We have been working on putting field fencing up around the perimeter of the farm for over 9 months and we finally finished this week. I would say it’s time to celebrate but there are too many things to accomplish to get the farm fully functioning before we can crack open the bubbly. The fencing will help us utilize all of our pastures and we will be a little closer to fully realizing our rotational grazing farm model. One other step in this process is getting a more efficient irrigation system installed. The farm has received two grants for the project but because of the sequester everything has slowed down dramatically. I am not complaining because I feel incredibly grateful to even have the grants and there are so many other things that have lost their funding that are much more essential. We had been planning on breaking ground this month but we are still in the review part of the process. The grants will allow a small farm like ours to use all of our pastures and to grow good quality grass during the months of the year we don’t have any precipitation. Right now when we use our irrigation water it runs through a series of ditches and most of the water gets wasted and over waters creating bad quality grass that is not good for foraging. Most of our precipitation comes during the winter months so being able to use a small amount of water during the dry months in an efficient way will make it possible for us to practice our grass based farming in a way that needs fewer inputs (feed for chickens and hay for sheep) from off of the farm.
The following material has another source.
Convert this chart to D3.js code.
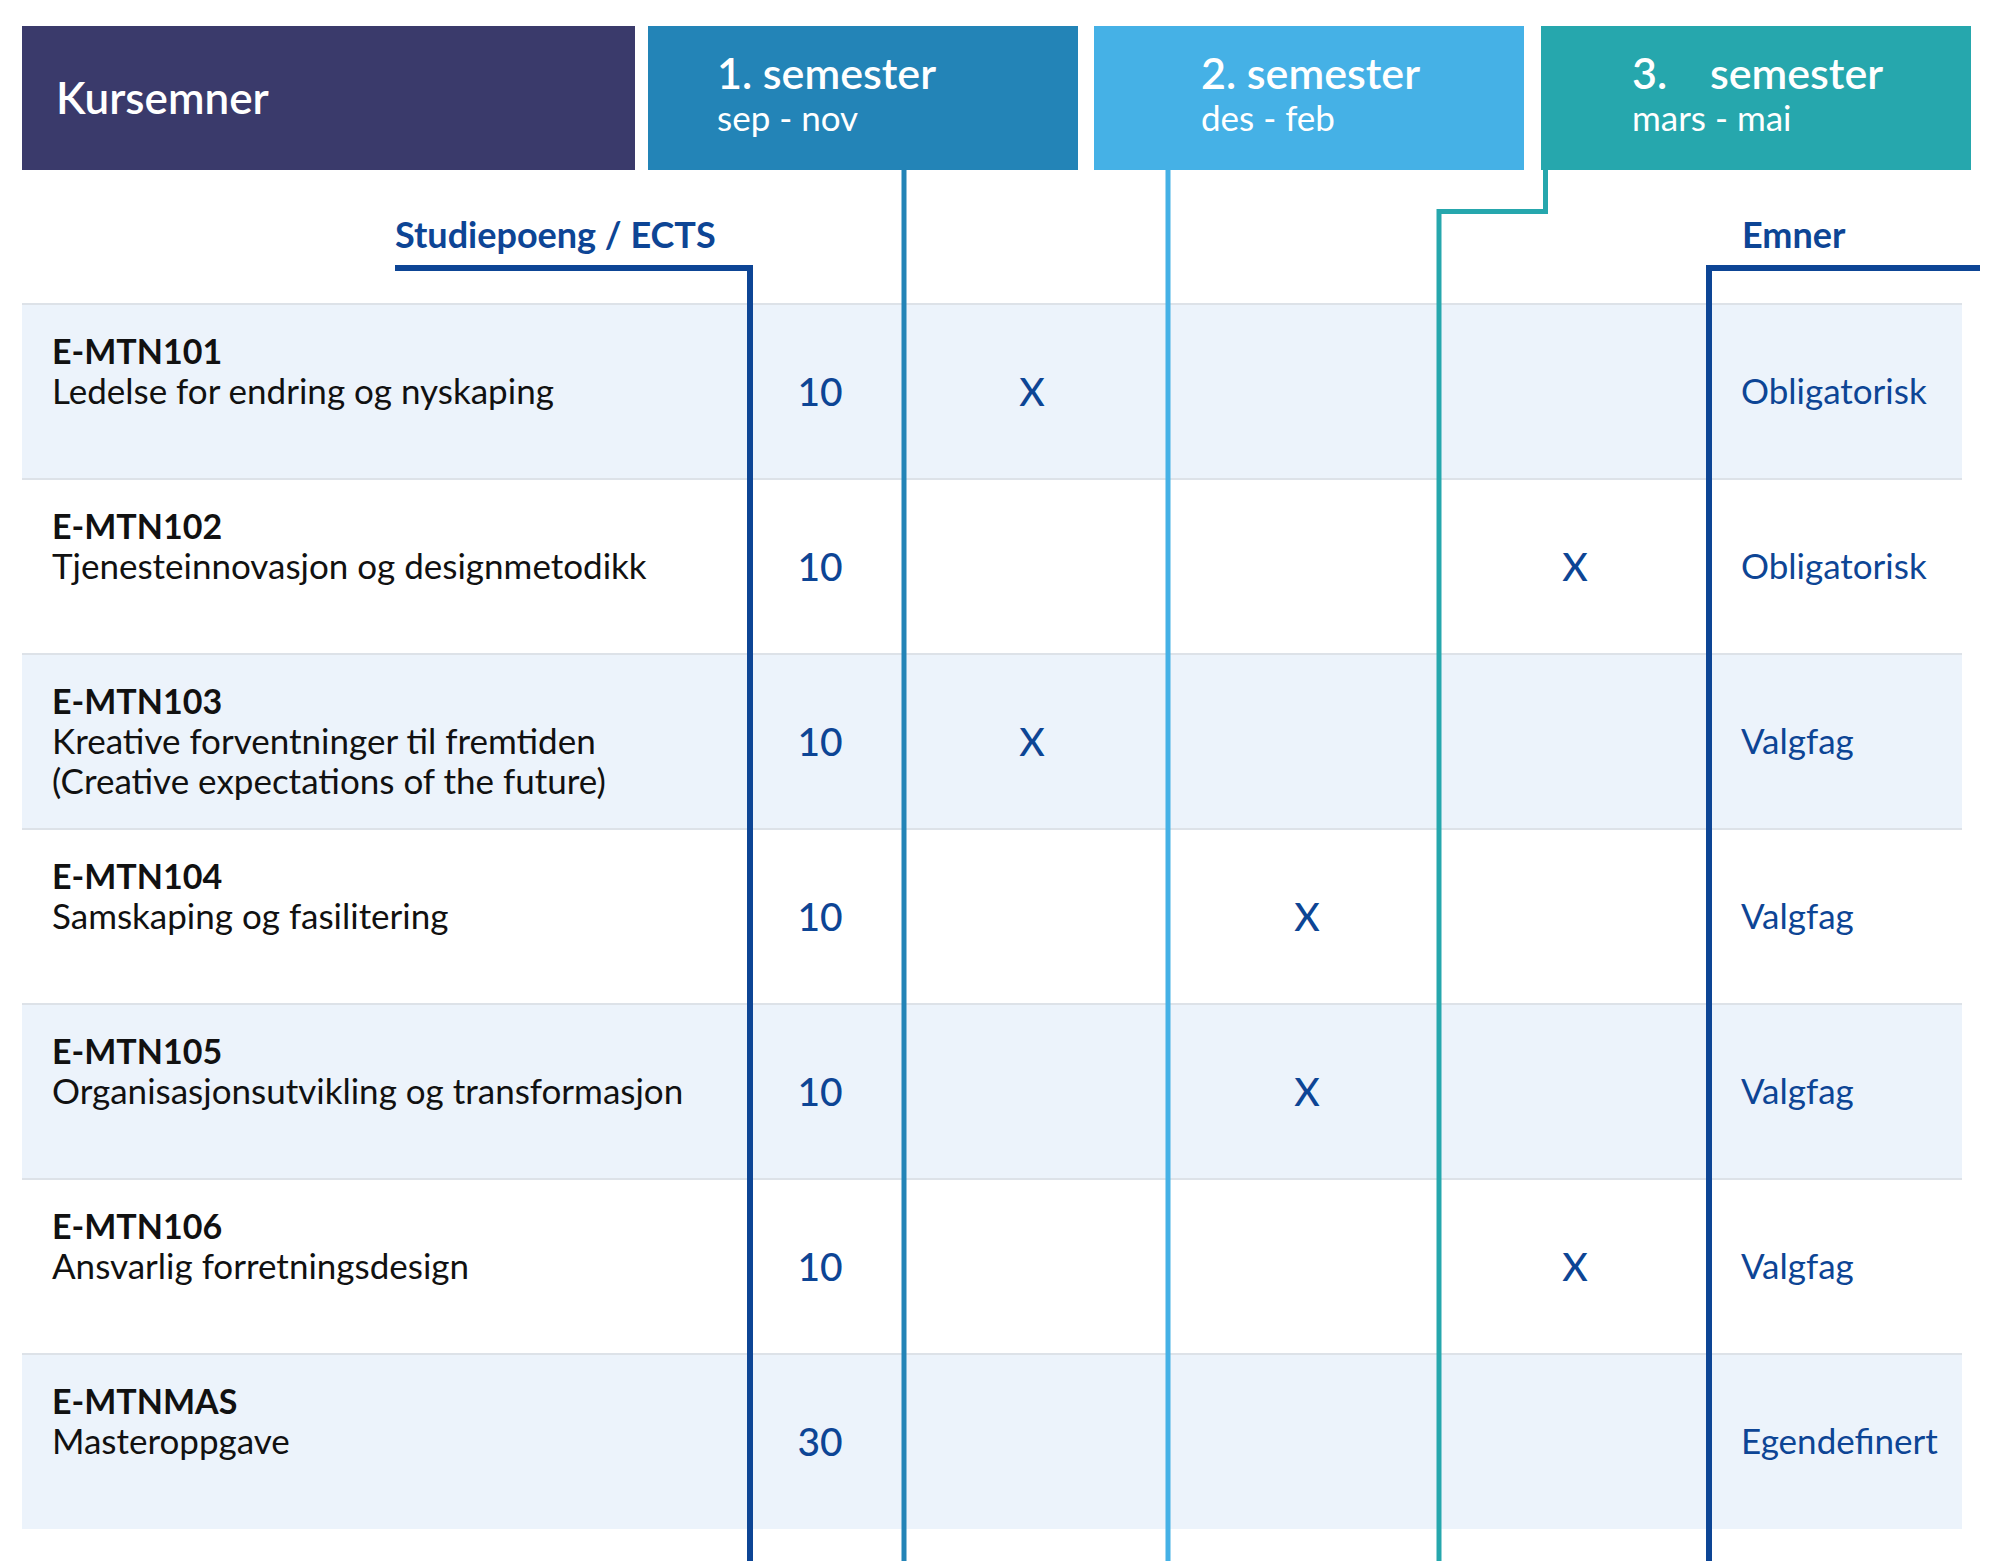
<!DOCTYPE html>
<html><head><meta charset="utf-8">
<script src="https://cdn.jsdelivr.net/npm/d3@7"></script>
<style>
html,body{margin:0;padding:0;background:#fff;}
svg{display:block;}
text{font-family:Lato,"Open Sans",sans-serif;}
</style></head>
<body>
<script>
// ---- data ----
const courseCodes = ["E-MTN101","E-MTN102","E-MTN103","E-MTN104","E-MTN105","E-MTN106","E-MTNMAS"];
const courseTitles = [
  ["Ledelse for endring og nyskaping"],
  ["Tjenesteinnovasjon og designmetodikk"],
  ["Kreative forventninger til fremtiden","(Creative expectations of the future)"],
  ["Samskaping og fasilitering"],
  ["Organisasjonsutvikling og transformasjon"],
  ["Ansvarlig forretningsdesign"],
  ["Masteroppgave"]
];
const ectsPoints = [10,10,10,10,10,10,30];
const courseSemester = [1,3,1,2,2,3,null];
const courseType = ["Obligatorisk","Obligatorisk","Valgfag","Valgfag","Valgfag","Valgfag","Egendefinert"];
const semesterNames = ["1. semester","2. semester","3.    semester"];
const semesterMonths = ["sep - nov","des - feb","mars - mai"];
const headerLabel = "Kursemner";
const ectsLabel = "Studiepoeng / ECTS";
const emnerLabel = "Emner";

// ---- layout ----
const W = 2000, H = 1561;
const C = {
  navy:"#3a3a6b", s1:"#2384b7", s2:"#45b1e6", s3:"#26a7ad",
  dark:"#0d4595", band:"#ecf3fb", sep:"#dde2e8", text:"#111111"
};
const semColors = [C.s1, C.s2, C.s3];

const svg = d3.select("body").append("svg").attr("width",W).attr("height",H);

const y = d3.scaleBand().domain(courseCodes).range([304,1529]).padding(0);
const semBoxX = d3.scaleOrdinal().domain([1,2,3]).range([648,1094,1541]);
const semTextX = d3.scaleOrdinal().domain([1,2,3]).range([717,1201,1632]);
const markX = d3.scaleOrdinal().domain([1,2,3]).range([1032,1307,1575]);
const boxW = 430, boxTop = 26, boxH = 144;

// row bands
const rows = svg.append("g").selectAll("g").data(courseCodes).join("g")
  .attr("transform", d => `translate(0,${y(d)})`);
rows.append("rect").attr("x",22).attr("width",1940).attr("height",y.bandwidth())
  .attr("fill",(d,i)=> i%2===0 ? C.band : "#ffffff");
rows.append("rect").attr("x",22).attr("width",1940).attr("y",-1).attr("height",2)
  .attr("fill",C.sep);

// header boxes
svg.append("rect").attr("x",22).attr("y",boxTop).attr("width",613).attr("height",boxH).attr("fill",C.navy);
svg.append("text").attr("x",56).attr("y",114).attr("fill","#fff")
  .attr("font-size",44).attr("font-weight",600).text(headerLabel);

const semG = svg.append("g").selectAll("g").data([1,2,3]).join("g");
semG.append("rect").attr("x",d=>semBoxX(d)).attr("y",boxTop).attr("width",boxW).attr("height",boxH)
  .attr("fill",d=>semColors[d-1]);
semG.append("text").attr("x",d=>semTextX(d)).attr("y",89).attr("fill","#fff")
  .attr("font-size",43).attr("font-weight",600).style("white-space","pre")
  .text(d=>semesterNames[d-1]);
semG.append("text").attr("x",d=>semTextX(d)).attr("y",131).attr("fill","#fff")
  .attr("font-size",35).text(d=>semesterMonths[d-1]);

// connector lines
const lines = svg.append("g").attr("fill","none");
lines.append("path").attr("d",`M395,268 H750 V${H}`).attr("stroke",C.dark).attr("stroke-width",6);
lines.append("path").attr("d",`M1980,268 H1709 V${H}`).attr("stroke",C.dark).attr("stroke-width",6);
lines.append("path").attr("d",`M904,170 V${H}`).attr("stroke",C.s1).attr("stroke-width",5);
lines.append("path").attr("d",`M1168,170 V${H}`).attr("stroke",C.s2).attr("stroke-width",5);
lines.append("path").attr("d",`M1545.5,170 V211.5 H1439 V${H}`).attr("stroke",C.s3).attr("stroke-width",5);

// column labels
svg.append("text").attr("x",395).attr("y",248).attr("fill",C.dark).attr("font-size",36)
  .attr("font-weight",700).text(ectsLabel);
svg.append("text").attr("x",1742).attr("y",248).attr("fill",C.dark).attr("font-size",36)
  .attr("font-weight",700).text(emnerLabel);

// row text
rows.append("text").attr("x",52).attr("y",60).attr("fill",C.text).attr("font-size",34)
  .attr("font-weight",700).text(d=>d);
rows.each(function(d,i){
  const g = d3.select(this);
  courseTitles[i].forEach((t,j)=>{
    g.append("text").attr("x",52).attr("y",100+40*j).attr("fill",C.text).attr("font-size",35).text(t);
  });
});
const mid = y.bandwidth()/2;
rows.append("text").attr("x",820).attr("y",mid).attr("dy","0.36em").attr("text-anchor","middle")
  .attr("fill",C.dark).attr("font-size",39).attr("font-weight",500).text((d,i)=>ectsPoints[i]);
rows.filter((d,i)=>courseSemester[i]!=null).append("text")
  .attr("x",(d)=>markX(courseSemester[courseCodes.indexOf(d)]))
  .attr("y",mid).attr("dy","0.36em").attr("text-anchor","middle")
  .attr("fill",C.dark).attr("font-size",39).attr("font-weight",500).text("X");
rows.append("text").attr("x",1741).attr("y",mid).attr("dy","0.36em")
  .attr("fill",C.dark).attr("font-size",35).text((d,i)=>courseType[i]);
</script>
</body></html>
Another way to practice rotational grazing that creates healthy soil and healthy food is to have the right amount of animals grazing for the size of the farm. Right now we don’t have quite enough animals to keep up with all the grass we are growing. We are adding on one more flock of laying hens, expanding the number of breeding sheep we will have year round, and looking for a couple bull calves to raise. So what else makes us different from conventional farms besides the fact that our animals are not caged and we don’t spray pesticides on our pastures? We keep the number of animals we raise low to create healthier soil by not over grazing and in turn the soil gives us healthier eggs, meat, and someday milk. We produce less food than a conventional farm and we will do it by using fewer inputs (subsidized soy and corn feed) and instead use our own labor moving animals around on pasture. So we produce less food and we need more man/woman hours to do it. What does this mean? It means in no way can we compete with the prices that conventional farmers sell their food for. They are basing their farm models on an economy that relies on cheap subsidized feed and that doesn’t give them much room to care about the health of animals and people. In every aspect of our farming decisions we take into consideration the health of the animals, the farm as a whole, the people who eat our food, and the long term health of the environment. So how do we accomplish all of this, farm the way we want and make it economically sustainable? We will have to spend time educating people, taking the time to talk to them about the way we choose to farm and why it is worth their hard earned money to pay more for food. We will also have to make sure we are paying close attention to economic forces and utilizing all the resources we have at hand. It is also why we pay close attention to the breeds we choose. The Icelandic sheep are tri-purpose which means you can get Fiber, Milk, and Meat from them and it will make our farm that much more economically diverse. When we pick a breed of Cattle we will make sure we have one that grazes in a way that will work best with our farm model. We will also be growing the vast majority of our own fruits and veggies (utilizing all the great compost we were able to make with a winters worth of sheep manure) this year and selling what we have in abundance at the farmers market along with our eggs and meat.
Now that all of our serious business is out of the way we can move onto all the great moments from our first lambing season. It’s technically not over because we have one ewe still pregnant but I can’t resist sharing this special time with you. In addition we have our bottle fed lambs back and a shelter set up for them near the house. We moved the other sheep into a small paddock nearby so Lulu could keep an eye on everyone and well the grass was starting to look like it needed some four legged mowing anyways.